(Task description): Return the data exactly, with all pictures removed.

(Given information):
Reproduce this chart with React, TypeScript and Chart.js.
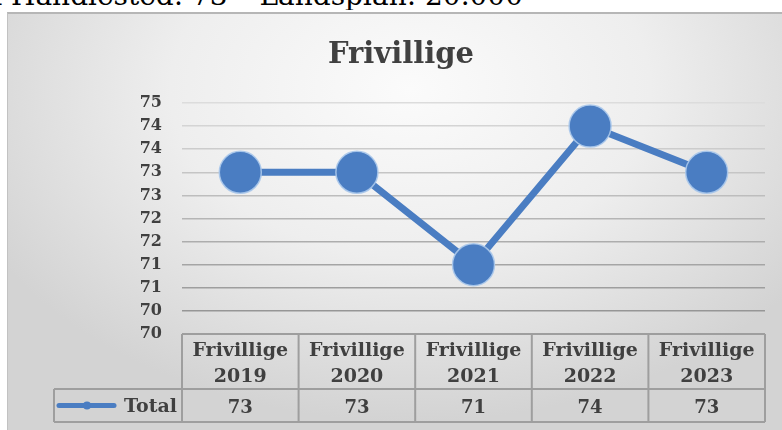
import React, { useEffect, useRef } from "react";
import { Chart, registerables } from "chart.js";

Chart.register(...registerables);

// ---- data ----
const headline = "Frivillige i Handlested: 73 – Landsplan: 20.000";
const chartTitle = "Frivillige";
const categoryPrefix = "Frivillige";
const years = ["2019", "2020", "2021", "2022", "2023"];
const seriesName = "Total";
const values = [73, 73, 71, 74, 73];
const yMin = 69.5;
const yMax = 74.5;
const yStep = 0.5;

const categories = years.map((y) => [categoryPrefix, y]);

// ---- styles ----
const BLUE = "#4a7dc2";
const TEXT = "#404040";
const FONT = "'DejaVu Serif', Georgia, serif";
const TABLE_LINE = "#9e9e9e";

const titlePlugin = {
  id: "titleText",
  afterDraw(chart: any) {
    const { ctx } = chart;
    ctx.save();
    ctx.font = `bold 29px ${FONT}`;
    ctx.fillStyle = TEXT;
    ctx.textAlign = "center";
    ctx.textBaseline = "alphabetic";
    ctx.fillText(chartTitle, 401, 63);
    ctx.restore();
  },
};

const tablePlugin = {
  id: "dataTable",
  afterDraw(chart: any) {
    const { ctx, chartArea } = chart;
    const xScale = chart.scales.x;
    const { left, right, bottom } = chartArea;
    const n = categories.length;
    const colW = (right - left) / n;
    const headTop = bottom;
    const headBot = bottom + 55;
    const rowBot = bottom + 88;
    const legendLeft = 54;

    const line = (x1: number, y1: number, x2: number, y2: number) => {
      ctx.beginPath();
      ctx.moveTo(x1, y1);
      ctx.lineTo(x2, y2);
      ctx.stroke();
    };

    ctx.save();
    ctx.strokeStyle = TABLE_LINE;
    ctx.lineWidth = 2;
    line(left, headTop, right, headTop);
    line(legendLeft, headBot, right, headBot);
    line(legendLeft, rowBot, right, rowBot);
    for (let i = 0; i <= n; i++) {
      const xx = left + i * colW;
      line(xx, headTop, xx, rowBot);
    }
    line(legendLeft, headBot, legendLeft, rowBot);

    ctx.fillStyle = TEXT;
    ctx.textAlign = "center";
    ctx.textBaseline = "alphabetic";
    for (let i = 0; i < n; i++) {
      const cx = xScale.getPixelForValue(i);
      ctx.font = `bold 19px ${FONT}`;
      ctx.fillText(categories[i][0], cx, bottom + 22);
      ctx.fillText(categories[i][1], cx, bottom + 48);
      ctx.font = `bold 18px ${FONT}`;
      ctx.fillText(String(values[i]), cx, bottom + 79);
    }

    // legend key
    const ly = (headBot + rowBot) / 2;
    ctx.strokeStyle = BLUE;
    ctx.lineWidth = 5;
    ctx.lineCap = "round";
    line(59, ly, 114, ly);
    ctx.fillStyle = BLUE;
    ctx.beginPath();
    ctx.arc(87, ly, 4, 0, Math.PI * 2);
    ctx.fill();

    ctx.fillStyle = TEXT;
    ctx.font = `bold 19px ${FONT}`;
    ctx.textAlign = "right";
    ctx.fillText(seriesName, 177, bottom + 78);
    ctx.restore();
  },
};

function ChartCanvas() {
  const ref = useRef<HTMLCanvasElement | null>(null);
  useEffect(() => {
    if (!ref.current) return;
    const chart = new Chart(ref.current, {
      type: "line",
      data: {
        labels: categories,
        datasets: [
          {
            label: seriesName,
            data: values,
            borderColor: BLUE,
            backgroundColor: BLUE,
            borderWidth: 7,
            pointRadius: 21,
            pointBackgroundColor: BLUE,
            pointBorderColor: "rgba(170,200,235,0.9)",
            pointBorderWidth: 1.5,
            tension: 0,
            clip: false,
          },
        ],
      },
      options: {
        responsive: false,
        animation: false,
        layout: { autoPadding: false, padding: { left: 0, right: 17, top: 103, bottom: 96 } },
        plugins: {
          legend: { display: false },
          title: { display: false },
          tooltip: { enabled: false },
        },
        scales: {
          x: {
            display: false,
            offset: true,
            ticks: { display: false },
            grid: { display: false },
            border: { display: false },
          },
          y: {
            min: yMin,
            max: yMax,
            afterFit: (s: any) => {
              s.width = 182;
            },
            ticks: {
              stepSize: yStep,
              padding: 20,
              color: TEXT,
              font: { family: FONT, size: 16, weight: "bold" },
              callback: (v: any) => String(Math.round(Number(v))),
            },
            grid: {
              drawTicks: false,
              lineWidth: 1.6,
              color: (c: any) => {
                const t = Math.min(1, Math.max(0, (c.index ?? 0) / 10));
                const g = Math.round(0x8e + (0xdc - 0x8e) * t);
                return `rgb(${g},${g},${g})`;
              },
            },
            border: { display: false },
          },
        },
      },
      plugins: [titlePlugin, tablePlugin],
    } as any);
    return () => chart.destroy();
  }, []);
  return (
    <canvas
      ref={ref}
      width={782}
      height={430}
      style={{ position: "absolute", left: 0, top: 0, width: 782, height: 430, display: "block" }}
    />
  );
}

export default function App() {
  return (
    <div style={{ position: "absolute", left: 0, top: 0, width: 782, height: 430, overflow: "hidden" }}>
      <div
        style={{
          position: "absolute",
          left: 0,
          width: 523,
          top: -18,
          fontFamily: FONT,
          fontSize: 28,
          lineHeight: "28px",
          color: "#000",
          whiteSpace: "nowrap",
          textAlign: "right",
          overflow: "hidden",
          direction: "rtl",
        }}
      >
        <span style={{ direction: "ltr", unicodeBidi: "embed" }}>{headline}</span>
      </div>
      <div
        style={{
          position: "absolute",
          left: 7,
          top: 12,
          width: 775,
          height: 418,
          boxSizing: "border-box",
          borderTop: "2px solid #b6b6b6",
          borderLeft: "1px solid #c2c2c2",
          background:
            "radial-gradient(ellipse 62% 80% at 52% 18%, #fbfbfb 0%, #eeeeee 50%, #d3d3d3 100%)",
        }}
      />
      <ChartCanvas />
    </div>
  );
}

(Reply to the task):
Reproduce this chart with React, TypeScript and Chart.js.
import React, { useEffect, useRef } from "react";
import { Chart, registerables } from "chart.js";

Chart.register(...registerables);

// ---- data ----
const headline = "Frivillige i Handlested: 73 – Landsplan: 20.000";
const chartTitle = "Frivillige";
const categoryPrefix = "Frivillige";
const years = ["2019", "2020", "2021", "2022", "2023"];
const seriesName = "Total";
const values = [73, 73, 71, 74, 73];
const yMin = 69.5;
const yMax = 74.5;
const yStep = 0.5;

const categories = years.map((y) => [categoryPrefix, y]);

// ---- styles ----
const BLUE = "#4a7dc2";
const TEXT = "#404040";
const FONT = "'DejaVu Serif', Georgia, serif";
const TABLE_LINE = "#9e9e9e";

const titlePlugin = {
  id: "titleText",
  afterDraw(chart: any) {
    const { ctx } = chart;
    ctx.save();
    ctx.font = `bold 29px ${FONT}`;
    ctx.fillStyle = TEXT;
    ctx.textAlign = "center";
    ctx.textBaseline = "alphabetic";
    ctx.fillText(chartTitle, 401, 63);
    ctx.restore();
  },
};

const tablePlugin = {
  id: "dataTable",
  afterDraw(chart: any) {
    const { ctx, chartArea } = chart;
    const xScale = chart.scales.x;
    const { left, right, bottom } = chartArea;
    const n = categories.length;
    const colW = (right - left) / n;
    const headTop = bottom;
    const headBot = bottom + 55;
    const rowBot = bottom + 88;
    const legendLeft = 54;

    const line = (x1: number, y1: number, x2: number, y2: number) => {
      ctx.beginPath();
      ctx.moveTo(x1, y1);
      ctx.lineTo(x2, y2);
      ctx.stroke();
    };

    ctx.save();
    ctx.strokeStyle = TABLE_LINE;
    ctx.lineWidth = 2;
    line(left, headTop, right, headTop);
    line(legendLeft, headBot, right, headBot);
    line(legendLeft, rowBot, right, rowBot);
    for (let i = 0; i <= n; i++) {
      const xx = left + i * colW;
      line(xx, headTop, xx, rowBot);
    }
    line(legendLeft, headBot, legendLeft, rowBot);

    ctx.fillStyle = TEXT;
    ctx.textAlign = "center";
    ctx.textBaseline = "alphabetic";
    for (let i = 0; i < n; i++) {
      const cx = xScale.getPixelForValue(i);
      ctx.font = `bold 19px ${FONT}`;
      ctx.fillText(categories[i][0], cx, bottom + 22);
      ctx.fillText(categories[i][1], cx, bottom + 48);
      ctx.font = `bold 18px ${FONT}`;
      ctx.fillText(String(values[i]), cx, bottom + 79);
    }

    // legend key
    const ly = (headBot + rowBot) / 2;
    ctx.strokeStyle = BLUE;
    ctx.lineWidth = 5;
    ctx.lineCap = "round";
    line(59, ly, 114, ly);
    ctx.fillStyle = BLUE;
    ctx.beginPath();
    ctx.arc(87, ly, 4, 0, Math.PI * 2);
    ctx.fill();

    ctx.fillStyle = TEXT;
    ctx.font = `bold 19px ${FONT}`;
    ctx.textAlign = "right";
    ctx.fillText(seriesName, 177, bottom + 78);
    ctx.restore();
  },
};

function ChartCanvas() {
  const ref = useRef<HTMLCanvasElement | null>(null);
  useEffect(() => {
    if (!ref.current) return;
    const chart = new Chart(ref.current, {
      type: "line",
      data: {
        labels: categories,
        datasets: [
          {
            label: seriesName,
            data: values,
            borderColor: BLUE,
            backgroundColor: BLUE,
            borderWidth: 7,
            pointRadius: 21,
            pointBackgroundColor: BLUE,
            pointBorderColor: "rgba(170,200,235,0.9)",
            pointBorderWidth: 1.5,
            tension: 0,
            clip: false,
          },
        ],
      },
      options: {
        responsive: false,
        animation: false,
        layout: { autoPadding: false, padding: { left: 0, right: 17, top: 103, bottom: 96 } },
        plugins: {
          legend: { display: false },
          title: { display: false },
          tooltip: { enabled: false },
        },
        scales: {
          x: {
            display: false,
            offset: true,
            ticks: { display: false },
            grid: { display: false },
            border: { display: false },
          },
          y: {
            min: yMin,
            max: yMax,
            afterFit: (s: any) => {
              s.width = 182;
            },
            ticks: {
              stepSize: yStep,
              padding: 20,
              color: TEXT,
              font: { family: FONT, size: 16, weight: "bold" },
              callback: (v: any) => String(Math.round(Number(v))),
            },
            grid: {
              drawTicks: false,
              lineWidth: 1.6,
              color: (c: any) => {
                const t = Math.min(1, Math.max(0, (c.index ?? 0) / 10));
                const g = Math.round(0x8e + (0xdc - 0x8e) * t);
                return `rgb(${g},${g},${g})`;
              },
            },
            border: { display: false },
          },
        },
      },
      plugins: [titlePlugin, tablePlugin],
    } as any);
    return () => chart.destroy();
  }, []);
  return (
    <canvas
      ref={ref}
      width={782}
      height={430}
      style={{ position: "absolute", left: 0, top: 0, width: 782, height: 430, display: "block" }}
    />
  );
}

export default function App() {
  return (
    <div style={{ position: "absolute", left: 0, top: 0, width: 782, height: 430, overflow: "hidden" }}>
      <div
        style={{
          position: "absolute",
          left: 0,
          width: 523,
          top: -18,
          fontFamily: FONT,
          fontSize: 28,
          lineHeight: "28px",
          color: "#000",
          whiteSpace: "nowrap",
          textAlign: "right",
          overflow: "hidden",
          direction: "rtl",
        }}
      >
        <span style={{ direction: "ltr", unicodeBidi: "embed" }}>{headline}</span>
      </div>
      <div
        style={{
          position: "absolute",
          left: 7,
          top: 12,
          width: 775,
          height: 418,
          boxSizing: "border-box",
          borderTop: "2px solid #b6b6b6",
          borderLeft: "1px solid #c2c2c2",
          background:
            "radial-gradient(ellipse 62% 80% at 52% 18%, #fbfbfb 0%, #eeeeee 50%, #d3d3d3 100%)",
        }}
      />
      <ChartCanvas />
    </div>
  );
}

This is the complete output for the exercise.